Keywords: reasoning, knowledge tracing/discovering/inducing, applications
TL;DR: We conduct a systematic study to examine reasoning and knowledge synergy in scientific problem-solving. We show that reasoning LLMs can be bottlenecked by domain knowledge, while reasoning-fine-tuning can help models surface relevant knowledge.
Abstract: Scientific reasoning tasks pose unique challenges for LLMs, requiring both deep domain knowledge and the ability to apply such knowledge through complex reasoning. While automated scientific reasoners hold great promise for assisting human scientists, currently there is neither a holistic dataset for evaluating scientific reasoning nor are there methods for disentangling the distinct roles of reasoning and knowledge in these tasks. To address these gaps, we introduce **SciReas**, a diverse suite of existing benchmarks for scientific reasoning tasks, and **SciReas-Pro**, a selective subset that requires more complex reasoning. We then propose **KRUX**, an evaluation framework that probes the distinct roles of reasoning and knowledge in scientific tasks.

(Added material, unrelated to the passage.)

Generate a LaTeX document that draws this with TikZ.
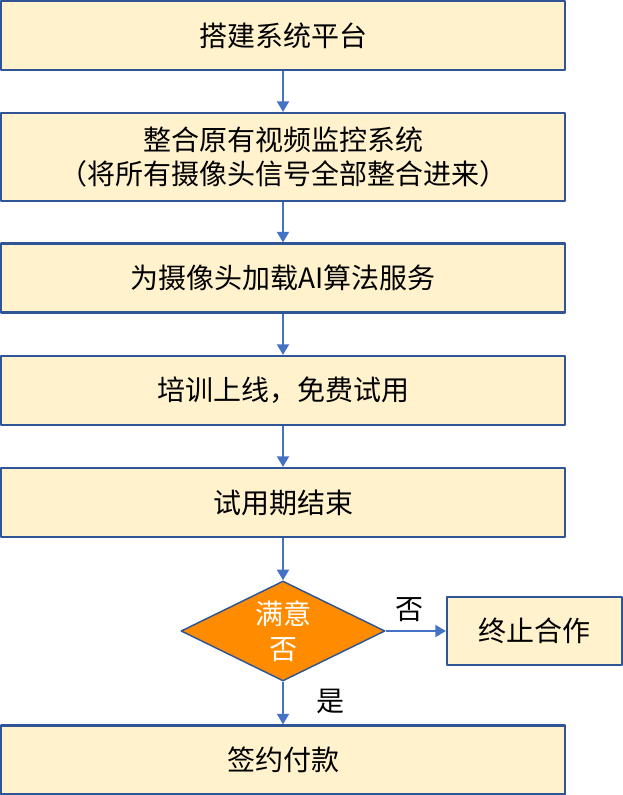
\documentclass[tikz,border=0pt]{standalone}
\usepackage{fontspec}
\newfontfamily\cjk{Noto Sans CJK SC}
\usetikzlibrary{shapes.geometric,arrows.meta}
\definecolor{boxfill}{HTML}{FFF2CC}
\definecolor{boxline}{HTML}{2F5597}
\definecolor{arrowblue}{HTML}{4472C4}
\definecolor{askfill}{HTML}{FF8C00}
\begin{document}
\begin{tikzpicture}[x=0.75pt,y=-0.75pt,font=\cjk\fontsize{21}{26}\selectfont,line join=round,
stepbox/.style={draw=boxline,fill=boxfill,line width=1.6pt,minimum width=423pt,minimum height=51.75pt,inner sep=0pt,align=center},
flow/.style={draw=arrowblue,line width=1.6pt,-{Triangle[width=9pt,length=8pt]}}]
\useasboundingbox (0,0) rectangle (623,795);
% main column
\node[stepbox] (build) at (283,35.5) {搭建系统平台};
\node[stepbox,minimum height=66pt] (merge) at (283,157) {整合原有视频监控系统\\（将所有摄像头信号全部整合进来）};
\node[stepbox] (algo) at (283,278) {为摄像头加载AI算法服务};
\node[stepbox] (train) at (283,390.5) {培训上线，免费试用};
\node[stepbox] (trial) at (283,502.5) {试用期结束};
\node[diamond,draw=boxline,fill=askfill,line width=1.1pt,minimum width=153pt,minimum height=75pt,
  inner sep=0pt,aspect=2,text=white,align=center] (ask) at (283,631) {满意\\否};
\node[stepbox,minimum width=131.25pt,minimum height=51pt] (stop) at (534.5,631) {终止合作};
\node[stepbox] (sign) at (283,760) {签约付款};
\node (no) at (409,610) {否};
\node (yes) at (330,701) {是};
% arrows
\draw[flow] (build)--(merge);
\draw[flow] (merge)--(algo);
\draw[flow] (algo)--(train);
\draw[flow] (train)--(trial);
\draw[flow] (trial)--(ask);
\draw[flow] (ask)--(stop);
\draw[flow] (ask)--(sign);
\end{tikzpicture}
\end{document}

Combining the two, we conduct in-depth analysis that yields several key findings:
(1) Retrieving task-relevant knowledge from parameters is a critical bottleneck for LLMs when carrying out scientific reasoning;
(2) Stronger reasoning models consistently benefit from external knowledge added in-context; and,
(3) Enhancing verbalized reasoning improves LLMs' ability to recall task-relevant knowledge.